Because there isn't a shred of original pixel data reproduced from training data through to output data by any of the diffusion models. In fact there isn't enough data in the model weights to reproduce any images at all, without adding a random noise field.
> The benefits of allowing this will be had by a very small group of corporations and individuals
You are also grossly mistaken here. The benefits of heavily restricting this, will be had by a very small group of corporations and individuals. See, everyone currently comes around to "you should be able to copyright a style" as the solution to the "problem".
Okay - let's game this out. US Copyright lasts for the life of author plus 70 years. No copyright work today will enter public domain until I am dead, my children are dead, and probably my grandchildren as well. But copyright can be traded and sold. And unlike individuals, who do die, corporations as legal entities do not. And corporations can own copyright.
What is the probability that any particular artistic "style" - however you might define that (whole other topic really) - is truly unique? I mean, people don't generally invent a style on their own - they build it up from studying other sources, and come up with a mix. Whatever originality is in there is more a function of mutation of their ability to imitate styles then anything else - art students, for example, regularly will do studies of famous artists and intentionally try to copy their style as best they can. A huge amount of content tagged "Van Gough" in Stable Diffusion is actually Van Gough look-alikes, or content literally labelled "X in the style of Van Gough". It had nothing to do with them original man at all.

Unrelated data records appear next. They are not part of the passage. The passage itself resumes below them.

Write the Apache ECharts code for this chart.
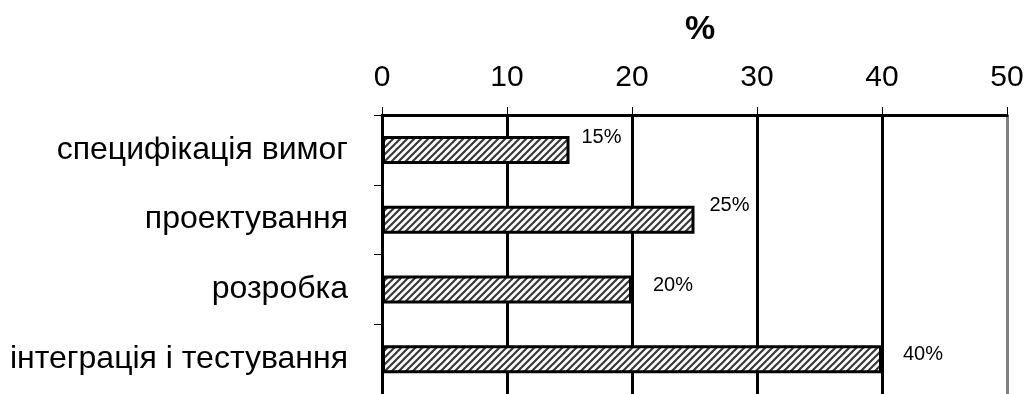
<!DOCTYPE html>
<html>
<head>
<meta charset="utf-8">
<script src="https://cdn.jsdelivr.net/npm/echarts@6/dist/echarts.min.js"></script>
<style>
  html, body { margin: 0; padding: 0; background: #fff; }
  #chart { width: 1032px; height: 394px; }
</style>
</head>
<body>
<div id="chart"></div>
<script>
// етапи та частка (%)
var stages = ['специфікація вимог', 'проектування', 'розробка', 'інтеграція і тестування'];
var shares = [15, 25, 20, 40];
var ticks = [0, 10, 20, 30, 40, 50];
// зсув підписів відносно кінця стовпця
var labelShift = [[7, -12], [10, -14], [16, -4], [16, -5]];

// штрихування для стовпців
function hatch() {
  var s = 7;
  var c = document.createElement('canvas');
  c.width = s; c.height = s;
  var ctx = c.getContext('2d');
  ctx.fillStyle = '#fff';
  ctx.fillRect(0, 0, s, s);
  ctx.strokeStyle = '#3a3a3a';
  ctx.lineWidth = 2.2;
  ctx.beginPath();
  ctx.moveTo(0, s); ctx.lineTo(s, 0);
  ctx.moveTo(-3, 3); ctx.lineTo(3, -3);
  ctx.moveTo(s - 3, s + 3); ctx.lineTo(s + 3, s - 3);
  ctx.stroke();
  return c;
}

var chart = echarts.init(document.getElementById('chart'));
var font = 'Liberation Sans, Arial, sans-serif';

var barData = shares.map(function (v, i) {
  return { value: v, label: { offset: labelShift[i] } };
});

var option = {
  animation: false,
  title: {
    text: '%',
    left: 680,
    top: 8,
    textStyle: { fontFamily: font, fontSize: 34, fontWeight: 'bold', color: '#000' }
  },
  grid: { left: 382, right: 25, top: 115, bottom: 0 },
  xAxis: {
    type: 'value',
    position: 'top',
    min: ticks[0],
    max: ticks[ticks.length - 1],
    interval: 10,
    axisLine: { show: true, lineStyle: { color: '#000', width: 3 } },
    axisTick: { show: true, length: 8, lineStyle: { color: '#000', width: 1 } },
    axisLabel: { fontFamily: font, fontSize: 30, color: '#000', margin: 22 },
    splitLine: {
      show: true,
      lineStyle: { color: ['#000', '#000', '#000', '#000', '#000', '#808080'], width: 3 }
    }
  },
  yAxis: {
    type: 'category',
    inverse: true,
    data: stages,
    axisLine: { show: true, lineStyle: { color: '#000', width: 3 } },
    axisTick: { show: true, length: 8, lineStyle: { color: '#000', width: 1 } },
    axisLabel: { fontFamily: font, fontSize: 32, color: '#000', margin: 34 }
  },
  series: [{
    type: 'bar',
    data: barData,
    barWidth: 28,
    itemStyle: {
      color: { image: hatch(), repeat: 'repeat' },
      borderColor: '#000',
      borderWidth: 3
    },
    label: {
      show: true,
      position: 'right',
      formatter: '{c}%',
      fontFamily: font,
      fontSize: 20,
      color: '#000'
    }
  }]
};
option && chart.setOption(option);
</script>
</body>
</html>
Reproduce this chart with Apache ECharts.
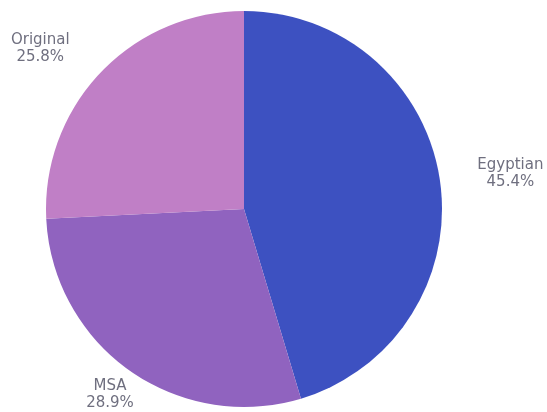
<!DOCTYPE html>
<html>
<head>
<meta charset="utf-8">
<title>Dialect share</title>
<script src="https://cdn.jsdelivr.net/npm/echarts@6/dist/echarts.min.js"></script>
<style>
  html, body { margin: 0; padding: 0; background: #ffffff; }
  #chart { width: 547px; height: 412px; }
</style>
</head>
<body>
<div id="chart"></div>
<script>
// Share of each variety (percent)
const categories = ['Egyptian', 'MSA', 'Original'];
const shares = [45.4, 28.9, 25.8];

// Slice colours, in category order
const sliceColors = ['#3d51c1', '#9063bf', '#c07fc6'];

// Hidden label leader geometry per slice: [length, length2]
const labelReach = [
  [48, -17],
  [29, -37],
  [35, -5]
];

const chart = echarts.init(document.getElementById('chart'), null, { renderer: 'canvas' });

const pieData = categories.map((name, i) => ({
  name: name,
  value: shares[i],
  itemStyle: { color: sliceColors[i] },
  labelLine: { show: false, length: labelReach[i][0], length2: labelReach[i][1] }
}));

chart.setOption({
  animation: false,
  backgroundColor: '#ffffff',
  series: [{
    type: 'pie',
    center: [244, 209],
    radius: 198,
    startAngle: 90,
    clockwise: true,
    avoidLabelOverlap: false,
    emphasis: { disabled: true },
    itemStyle: { borderWidth: 0 },
    label: {
      show: true,
      position: 'outside',
      alignTo: 'none',
      distanceToLabelLine: 5,
      formatter: (p) => `{t|${p.name}}\n{t|${p.value.toFixed(1)}%}`,
      rich: {
        t: {
          width: 70,
          align: 'center',
          fontFamily: 'DejaVu Sans',
          fontSize: 15,
          lineHeight: 17,
          color: '#6f6f7f'
        }
      }
    },
    labelLine: { show: false },
    data: pieData
  }]
});
</script>
</body>
</html>
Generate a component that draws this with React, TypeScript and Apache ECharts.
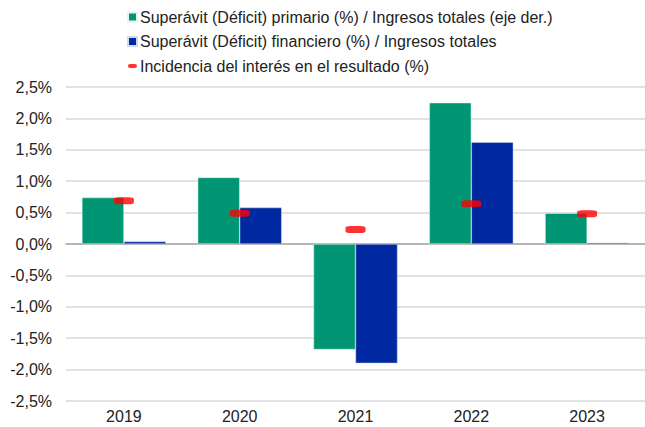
import React, { useEffect, useRef } from "react";
import * as echarts from "echarts";

const categories = ["2019", "2020", "2021", "2022", "2023"];
const primario = [0.74, 1.06, -1.68, 2.25, 0.49];
const financiero = [0.04, 0.58, -1.9, 1.62, 0.02];
const incidencia = [0.69, 0.49, 0.23, 0.64, 0.48];

const names = [
  "Superávit (Déficit) primario (%) / Ingresos totales (eje der.)",
  "Superávit (Déficit) financiero (%) / Ingresos totales",
  "Incidencia del interés en el resultado (%)",
];

export default function App() {
  const ref = useRef<HTMLDivElement>(null);
  useEffect(() => {
    if (!ref.current) return;
    const chart = echarts.init(ref.current, undefined, { renderer: "svg" });
    const font = "Liberation Sans, Arial, sans-serif";
    chart.setOption({
      animation: false,
      backgroundColor: "#ffffff",
      textStyle: { fontFamily: font },
      legend: {
        orient: "vertical",
        left: 122,
        top: 4,
        itemGap: 8.5,
        itemWidth: 9,
        itemHeight: 9,
        textStyle: { fontSize: 16, color: "#222", fontFamily: font, padding: [0, 0, 0, -2] },
        data: [
          { name: names[0], icon: "rect" },
          { name: names[1], icon: "rect" },
          { name: names[2], icon: "path://M3,0h7a3,3 0 0 1 0,6h-7a3,3 0 0 1 0,-6z" },
        ],
      },
      grid: { left: 66, right: 0, top: 87, bottom: 26, containLabel: false },
      xAxis: {
        type: "category",
        data: categories,
        axisLine: { onZero: true, lineStyle: { color: "#a6a6a6", width: 1.5 } },
        axisTick: { show: false },
        axisLabel: { fontSize: 16, color: "#222", margin: 7, fontFamily: font },
      },
      yAxis: {
        type: "value",
        min: -2.5,
        max: 2.5,
        interval: 0.5,
        axisLine: { show: false },
        axisTick: { show: false },
        splitLine: { lineStyle: { color: "#d9d9d9", width: 1.5 } },
        axisLabel: {
          fontSize: 16,
          color: "#222",
          margin: 14,
          fontFamily: font,
          formatter: (v: number) => v.toFixed(1).replace(".", ",") + "%",
        },
      },
      series: [
        {
          name: names[0],
          type: "bar",
          data: primario,
          barWidth: 42,
          barGap: "0%",
          itemStyle: { color: "#009673", borderColor: "#e6f4ef", borderWidth: 0.5 },
        },
        {
          name: names[1],
          type: "bar",
          data: financiero,
          barWidth: 42,
          barGap: "0%",
          itemStyle: { color: "#0028a0", borderColor: "#d0d8f0", borderWidth: 0.5 },
        },
        {
          name: names[2],
          type: "scatter",
          data: incidencia,
          symbol: "roundRect",
          symbolSize: [20, 7],
          symbolKeepAspect: true,
          z: 5,
          itemStyle: { color: "#ff0000" },
        },
      ],
    });
    return () => chart.dispose();
  }, []);
  return (
    <div
      ref={ref}
      style={{ position: "absolute", left: 0, top: 0, width: 645, height: 427 }}
    />
  );
}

I mean, zero - by example - it's zero. There are no truly original art styles. Which means in a world with copyrightable art styles, all art styles eventually end up as a part of corporate owned styles. Or the opposite is also possible - maybe they all end up as public domain. But in both cases the answer is the same: if "style" becomes a copyrightable term, and AIs can reproduce it in some way which you can prove, then literal "prior art" of any particular style will invariably be an existing part of an AI dataset. Any new artist with a unique style will invariably be found to simply be 95% a blend of other known styles from an AI which has existed for centuries and been producing output constantly.
In the public domain world, we wind up approximately where we are now: every few decades old styles get new words keyed into them as people want to keep up with the times of some new rising artist who's captured a unique blend in the zeitgeist. In the corporate world though, the more likely one, Disney turns up with it's lawyers and says "we're taking 70% or we're taking it all".
I disagree that there is no originality in art styles, human creativity amounts to more than just copying other people. There is no way a current gen AI model would be able to create truly original mathematics or physics, it is just able to reproduce facsimile and convincing bullshit that looks like it. Before long the models will probably able to do formal reasoning in a system like Lean 4, but that is a long way of from truly inventive mathematics or physics.
Art is more subtle, but what these models produce is mostly "kitsch". It is telling that their idea of "aesthetics" involves anime fan art and other commercial work. Anyways, I don't like the commercial aspects of copyright all that much, but what I like is humans over machines. I believe in freely reusing and building on the work of others, but not on machines doing the same. Our interests are simply not aligned at this point.